Para quem em visita à Noruega pensa estar na Suécia, e, ao lado do presidente paraguaio, trata-o como governante de Portugal, uma confusão a mais seria apenas natural e inevitável. Não fosse, dessa vez, uma viagem de Michel Temer a respeito de si mesmo, ao acreditar que o afundamento de Joesley Batista extingue os efeitos judiciais e políticos do que tramaram no seu encontro noturno. A situação de Temer, na verdade, agravou-se muito. Além de inalterada, a já conhecida incriminação que Joesley lhe fez ganhou, entregue em malas e caixas, volumosa contribuição do seuparceiro Geddel Vieira Lima.

As gravações que Joesley traz não apagam a anterior, em que Temer lhe recomenda manter a compra de silêncio dos presos Lúcio Funaro e Eduardo Cunha. Nem elimina sua indicação, para representá-lo junto a Joesley, do “auxiliar de plena confiança” logo fotografado com a mala e meio milhão vindo do empresário. Temer continua denunciado, para ser processado quando termine o mandato.

Geddel é um político que não suscita dúvidas há 25 anos, quando se notabilizou como um dos “anões do Orçamento”, que desviavam em favor próprio a destinação, pela Câmara, das verbas federais para o ano. Na década passada, Antônio Carlos Magalhães avisava, sobre negócios de Geddel com fazendas e outros imóveis: “Geddelzinho vai às compras”, ou foi. Apesar de tal transparência, Geddel foi diretor da Caixa Econômica a pedido do então vice de Dilma Rousseff (para eliminar dúvidas teimosas sobre o sentido de suas escolhas, o outro diretor indicado por Temer foi Moreira Franco). Derrubada Dilma, Geddel estava na primeira fila a entrar no Planalto, feito ministro da Secretaria de Governo de Temer –um dos dois ministros que sabem e lidam com tudo no governo.

O apartamento de Salvador tornou-se cofre de Geddel no ano passado, como informou à polícia o proprietário, Silvio Silveira. No governo Temer, portanto. A providência teve motivo claro: o governo resguardava Geddel de investigação sobre o pretendido prédio ilegal em Salvador, mas a Lava Jato e outros jatos poderiam escapar ao controle. Remeter dinheiro para o exterior, assim como aplicações encobertas, era um risco implícito nas circunstâncias. Malas e caixas passaram a compor um cofre dotado de sala, quartos, banheiro e cozinha. Tão único quanto Geddel. Mas sem negar a utilidade de cofres ainda mais turísticos, apesar de inconvenientes no momento.

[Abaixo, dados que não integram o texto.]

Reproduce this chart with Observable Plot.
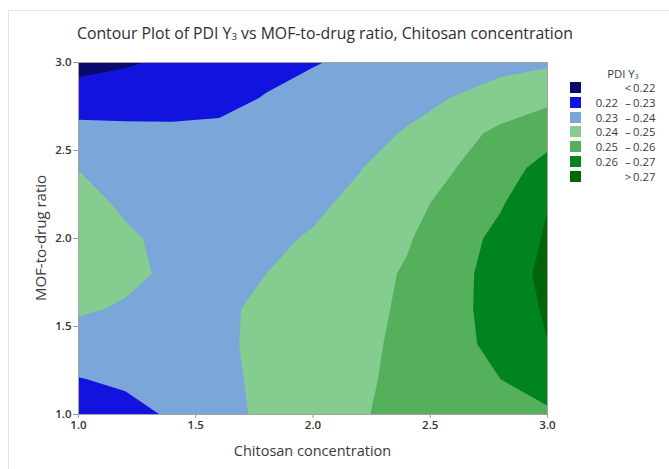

As autorizações do juiz Vallisney de Souza Oliveira à Polícia Federal indicam disposição de esmiuçar a riqueza de Geddel, seus meios e fontes. Isso tem conexões com outro fator de agravamento para Temer: as revelações de Lúcio Funaro, intermediário de corrupção com ligações tanto a Geddel, em transações variadas, como a Temer, no mínimo em captações sob o nome do PMDB. A delação de Funaro homologada pelo Supremo foi um complemento adequado ao dia em que ficaram conhecidos o cofre e mais uma gravação de Joesley. A homologação encerra a espera do procurador-geral Rodrigo Janot para liberar nova denúncia criminal contra Temer.

Ainda em nível de expectativa, há mais quatro ou cinco gravações de Joesley e outros dirigentes do grupo J&F. Mais ameaças potenciais para Temer, sem exclusividade: seria a hora também de outros políticos. Acima de tudo isso, paira a indignação que invadiu o Supremo e, pode-se pressentir, exacerbou disposições ali quanto a tudo referente à corrupção e seus personagens. Uma boa perspectiva, pois. Não para Temer.